Continuiamo il docu-road-tale. Eccolo, controvoglia, al seguito di un tour organizzato per la stampa internazionale, che avrebbe incuriosito un Hemingway. “Più per esasperazione che altro mi sono arreso a partecipare al programma di visite rituali organizzato dall’ufficio stampa dello Stato Maggiore. Come sempre in questi casi, si trattava di un tour votato a magnificare l’utilità di quanto stavamo facendo”.

Qui, come anticipato, lo scrittore torinese appare un tantino irrispettoso nel non apprezzare il lavoro svolto dagli italiani, che poi egli, tra l’altro, poco dopo, riconosce. “Il Provincial Reconstruction Team, a guida italiana, ha portato a termine più di milleduecento progetti, tra cui scuole, ospedali, carceri, pozzi [… oltre ad] addestrare le forze armate afgane”.

Ora entriamo in una scuola. “L’ultima tappa del tour internazionale a Herat prevedeva la visita di una scuola aperta per le studentesse. Ci sono arrivato a fine giornata, stanco. Quel tipo di esplorazione era così distante dalla mia ricerca del momento (indagare l’animo maschile in guerra, l’irruzione della violenza nella noia), che ho a malapena tollerato la passeggiata nei corridoi e nelle aule, la mostra dei disegni alle pareti, le spiegazioni della direttrice. Sto perdendo tempo, mi dicevo, e questo non mi servirà a nulla. Perciò non ho fatto nessuna foto, non ho preso un solo appunto. Non ricordo nemmeno il nome. Da una settimana a questa parte, da quando Herat è finita sotto il controllo talebano, non riesco a pensare altro che a quella scuola. Mi tormenta l’immagine di come possa essere adesso, priva di protezione. Già chiusa? Già devastata? Già trasformata in altro? Che cosa ne è stato delle studentesse che la frequentavano? […]”.

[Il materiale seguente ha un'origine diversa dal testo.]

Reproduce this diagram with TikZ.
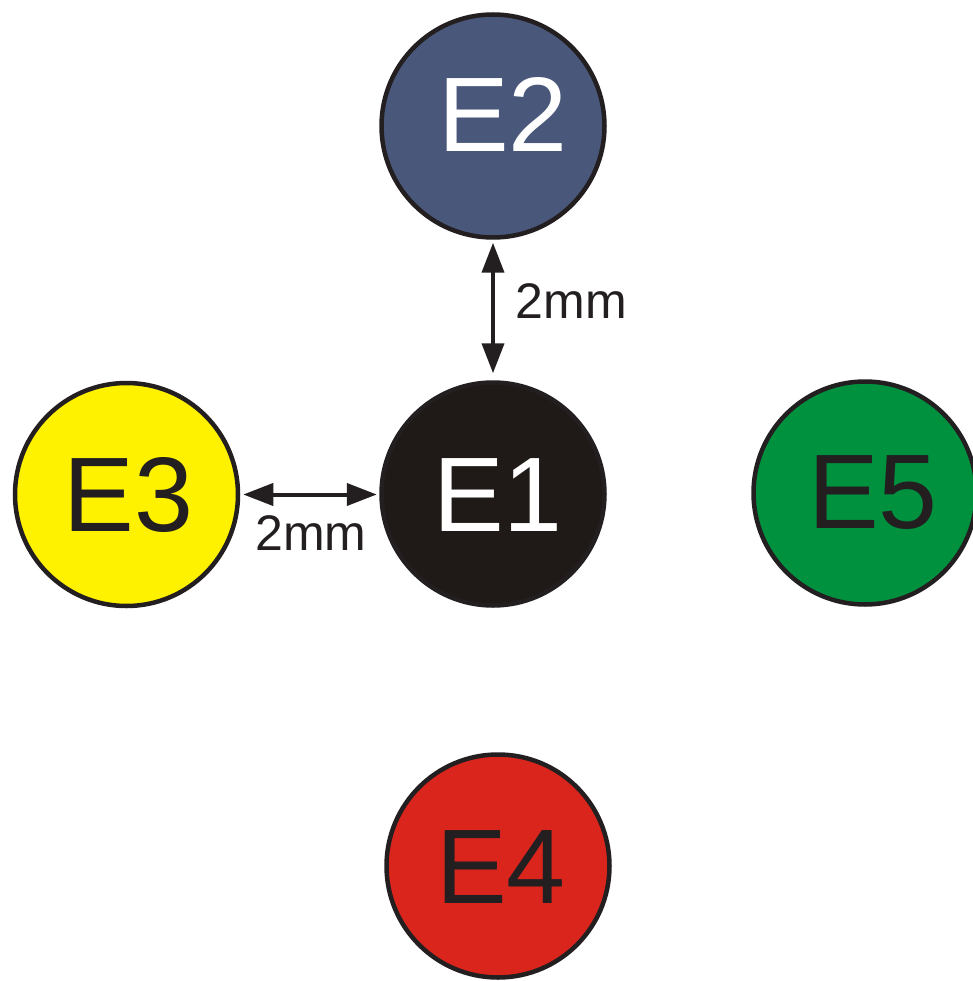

Benvenuta la resipiscenza petrina. Forse quei soldati italiani ventenni dalla “retorica imperialista”, con un diploma professionale, o di geometra o di liceo scientifico in tasca, lontani da casa, che, tra una missione ed una esercitazione, per riposarsi dallo stress, giocavano a calciobalilla in un «desolato bar» del campo, ora potrebbero proteggere quelle studentesse, in caso di necessità. Ma sono rientrati.

Visitare una scuola in aree difficili è una grazia che ti piove dal cielo, poiché è in quel luogo, la scuola, che inizia la vita; quei disegni alle pareti ti chiedono almeno due scatti; quelle alunne e quei banchi domandano una foto; in quei corridoi non si deve “passeggiare” ma, magari, camminare pensando, preparandosi alla riflessione su una eventuale via crucis. Lev Tolstoj, Georges Bernanos, John Dos Passos, Terrence Malick avrebbero preso due appunti o fatto due scatti. Giordano non ci pensò. Ma è anch’egli un grande autore, perché ha avuto l’onestà di riconoscere d’aver bucato un’importante visita, e l’intelligenza di rifletterci sopra, recuperandola nel film della memoria, anni dopo.